Die Möglichkeit der Schädigung bei Versagen der Verwahrungsmaßnahmen rechtfertigt unter den hier gegebenen Umständen nicht schon die Anlegung eines rigorosen Sorgfaltsmaßstabes. Zwar wird die Wahrscheinlichkeit einer Schadenszufügung bei der Prüfung, welche Verwahrung erforderlich ist, eine Rolle spielen, jede Möglichkeit einer Schädigung muß aber nicht auszuschließen sein (Reischauer aaO Rz 12 mN; Harrer aaO Rz 10 mN).
Zwar kann die Abwägung zwischen den beiderseitigen Interessen in die Beurteilung der objektiven Zumutbarkeit von Maßnahmen einfließen; die im allgemeinen Interesse liegende Landwirtschaft darf aber nicht durch Überspannung der Anforderungen unbillig belastet werden (Reischauer aaO Rz 12 mwN).

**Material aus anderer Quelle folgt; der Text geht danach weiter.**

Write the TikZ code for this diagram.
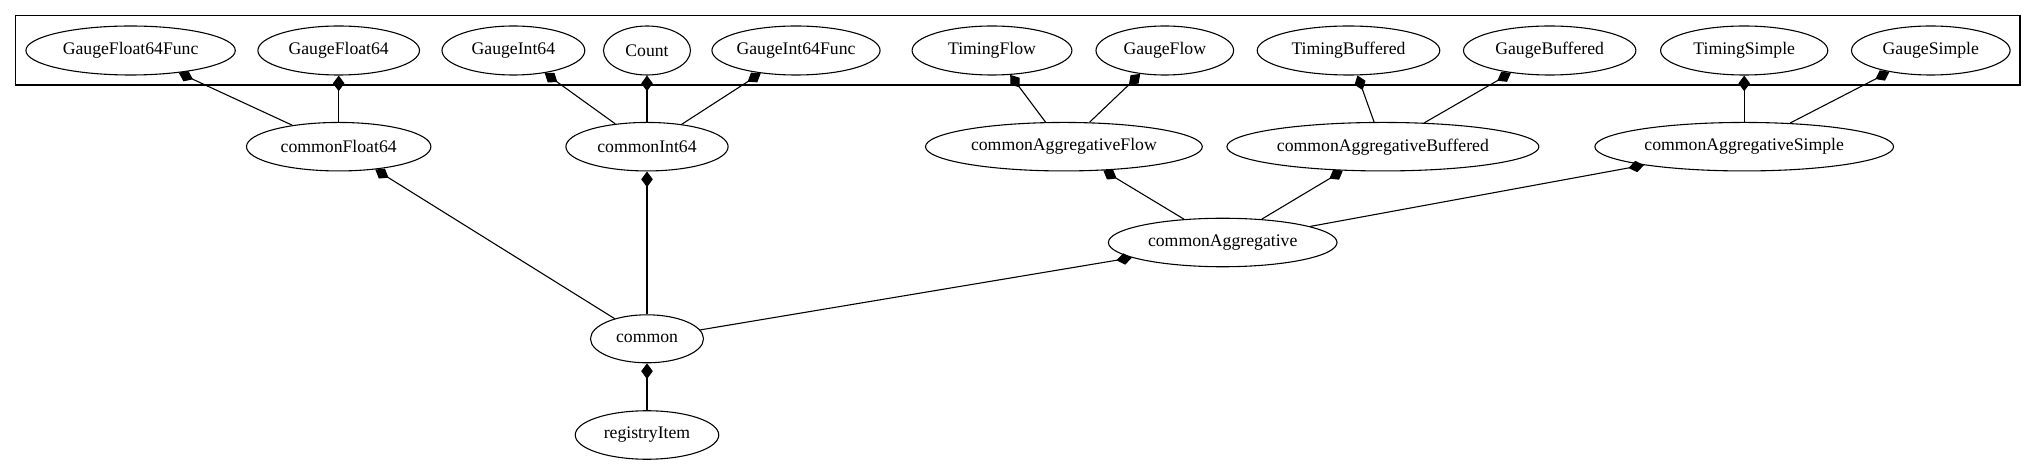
\documentclass[tikz,border=0pt]{standalone}
\usepackage{fontspec}
\setmainfont{Liberation Serif}
\usetikzlibrary{shapes.geometric,arrows.meta}
\begin{document}
\begin{tikzpicture}[x=0.7348pt,y=-0.7348pt,
  ell/.style 2 args={ellipse,draw,line width=0.8pt,inner sep=0pt,
    minimum width=#1*0.7348pt,minimum height=#2*0.7348pt,
    font=\fontsize{13}{15}\selectfont},
  comp/.style={draw,line width=0.8pt,-{Diamond[length=11.5pt,width=8.5pt]}},
  clusterbox/.style={draw,line width=0.9pt,rectangle,inner sep=0pt,
    minimum width=2004.4*0.7348pt,minimum height=69.3*0.7348pt}]
\useasboundingbox (0,0) rectangle (2036,464);
\node[clusterbox] (cluster) at (1017.8,50.35) {};
% top row
\node[ell={209.4}{49}] (GF64F) at (130.6,50.5) {GaugeFloat64Func};
\node[ell={161.6}{49}] (GF64) at (338.7,50.5) {GaugeFloat64};
\node[ell={142.8}{49}] (GI64) at (513.4,50.5) {GaugeInt64};
\node[ell={87}{49}] (Count) at (647,50.5) {Count};
\node[ell={160.7}{49}] (GI64F) at (796,50.5) {GaugeInt64Func};
\node[ell={159.8}{49}] (TF) at (992,50.5) {TimingFlow};
\node[ell={137.6}{49}] (GFl) at (1164.8,50.5) {GaugeFlow};
\node[ell={182.6}{49}] (TB) at (1348.5,50.5) {TimingBuffered};
\node[ell={172.4}{49}] (GB) at (1549.7,50.5) {GaugeBuffered};
\node[ell={167.2}{49}] (TS) at (1744.2,50.5) {TimingSimple};
\node[ell={158.6}{49}] (GS) at (1930.8,50.5) {GaugeSimple};
% second row
\node[ell={184.4}{48.5}] (cF64) at (338.7,146.7) {commonFloat64};
\node[ell={162.2}{48.5}] (cI64) at (647,146.7) {commonInt64};
\node[ell={276.8}{48.5}] (cAF) at (1063.9,146.7) {commonAggregativeFlow};
\node[ell={312}{48.5}] (cAB) at (1382.9,146.7) {commonAggregativeBuffered};
\node[ell={298.7}{48.5}] (cAS) at (1744.2,146.7) {commonAggregativeSimple};
% lower
\node[ell={228.6}{48.5}] (cA) at (1222.7,242.5) {commonAggregative};
\node[ell={113}{48}] (common) at (647,338.8) {common};
\node[ell={143.5}{48.5}] (reg) at (647,435) {registryItem};
% edges
\draw[comp] (cF64) -- (GF64F);
\draw[comp] (cF64) -- (GF64);
\draw[comp] (cI64) -- (GI64);
\draw[comp] (cI64) -- (Count);
\draw[comp] (cI64) -- (GI64F);
\draw[comp] (cAF) -- (TF);
\draw[comp] (cAF) -- (GFl);
\draw[comp] (cAB) -- (TB);
\draw[comp] (cAB) -- (GB);
\draw[comp] (cAS) -- (TS);
\draw[comp] (cAS) -- (GS);
\draw[comp] (cA) -- (cAF);
\draw[comp] (cA) -- (cAB);
\draw[comp] (cA) -- (cAS);
\draw[comp] (common) -- (cF64);
\draw[comp] (common) -- (cI64);
\draw[comp] (common) -- (cA);
\draw[comp] (reg) -- (common);
\end{tikzpicture}
\end{document}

Ausgehend von den (in der Berufung des Klägers bekämpften) erstgerichtlichen Feststellungen wäre eine Tierhalterhaftung des Beklagten im Hinblick auf das Vorhandensein eines fachgerechten elektrischen Weidezaunes somit zu verneinen. Besondere Umstände, die zu einer abweichenden Beurteilung führen könnten (vgl ZVR 1980/158), liegen nicht vor. Da ein elektrischer Weidezaun für die Verwahrung von Rindern grundsätzlich ausreicht, sind Mängel einer zusätzlichen Umzäunung (teilweise lückiger Stacheldraht) nicht von Bedeutung.
Aufgrund seiner anderen Rechtsmeinung hat das Berufungsgericht die Mängel- und Beweisrüge des Klägers nicht erledigt. Die Rechtssache war daher unter Aufhebung des angefochtenen Beschlusses zur neuerlichen Entscheidung über die Berufung des Klägers an das Berufungsgericht zurückzuverweisen.
Die Kostenentscheidung beruht auf § 52 ZPO.